According to Time magazine there are 43 quintillion unique Rubik’s Cube configurations. That’s almost as many napkin folds that have been invented by managers in the restaurant industry.
Each year, around this time, restaurateurs begin analyzing staff in hopes of finding fault with a few employees in order to cut payroll. I always looked to the managers of my restaurants because they were the ones working the least when it was slow, and bringing down the biggest salaries.
Plus, February in Minnesota was a month that needed little management skills. I always assumed I could get by without the top echelon of management and then rehire fresh minds and bodies in the beginning of April, especially if my manager or assistant manager had some notches in their personnel file that left a scar or two on their future.
It was inevitable, lurking lakeside in the winter, that most of our wait staff bailed for warmer climates, 25 miles east in the city, or headed south to Florida, Mexico, or the Islands. Usually I replaced the frigidity of winter with the warmth of an eight-burner range. I headed into the kitchen to assist the chef, as he had laid off most of the summertime line-guys. That left the manager alone, in an empty dining room experimenting with the napkin fold.
Napkin folds are a sure sign of territorial ownership. Each time a new manager walked through the door, they would initiate a new napkin fold in order to show their power to the staff. It was a way of making their mark. Eventually, I would ask in the interview process what their favorite napkin fold was and if they thought I should be using it. Of course, the answer was always positive. I finally decided that I would stop replacing managers once I found a fold I was comfortable with, and that working with a person with potential, to think outside of the box, was better than trying to train someone new.

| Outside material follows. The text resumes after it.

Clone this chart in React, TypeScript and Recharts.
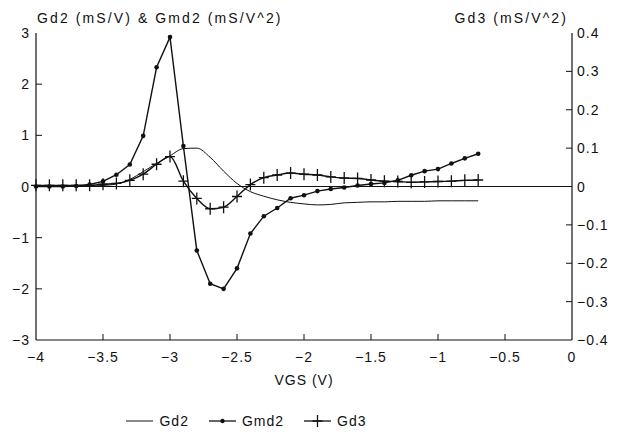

Now I am sure that restaurant managers across the country are erasing this blog from their favorite’s page right about now. But, they shouldn’t. They need to think of techniques as people responsible for the bottom line, to build a better business. Good managers take ownership of the business they are running and think of it as their own. Nothing aggrevates an owner more than a manager who is doing nothing because the dining room is empty.
I always trained my managers, and my staff to think catering. All the time. catering is the bonus that restaurant owners don’t take advantage of.
Although it seems months away, now is the time to sit back and think of a new menu or theme for those summer parties and weddings. Get the managers focused on April. Have them prepare a marketing program and present it to the staff to see what response they get. Have the managers get on the phone and call some of your best, and their best customers, who are really clients, and find out how they are doing. Do they want to book any parties this summer. Get your customers thinking about those almost booked up weekends. Have them communicate with your vendors.
I would spent one day each week, calling my many vendors, finding out how they were surviving the winter, and letting them know that we were slow, but that we were looking towards a great spring.
I spoke with Tom Fritz Jr. last week. He and his father bought my restaurants in Minnesota, almost a decade ago. The 350 seat lakeside property that he now operates is cold and dark and frigid on the banks of the worlds largest ice rink, Lake Minnetonka. Fritz told me that he works the floor on Wednesdays and Thursdays and the chef and a line cook work the kitchen. The manager tends bar.
The wait staff works on the weekends on a rotational basis and some have become snow birds and headed south until the rink becomes passable for vessels.
I spoke with Fritz about the manager dilemma and we came to the same conclusion. The napkin fold your used to, may be better than the napkin fold you may get.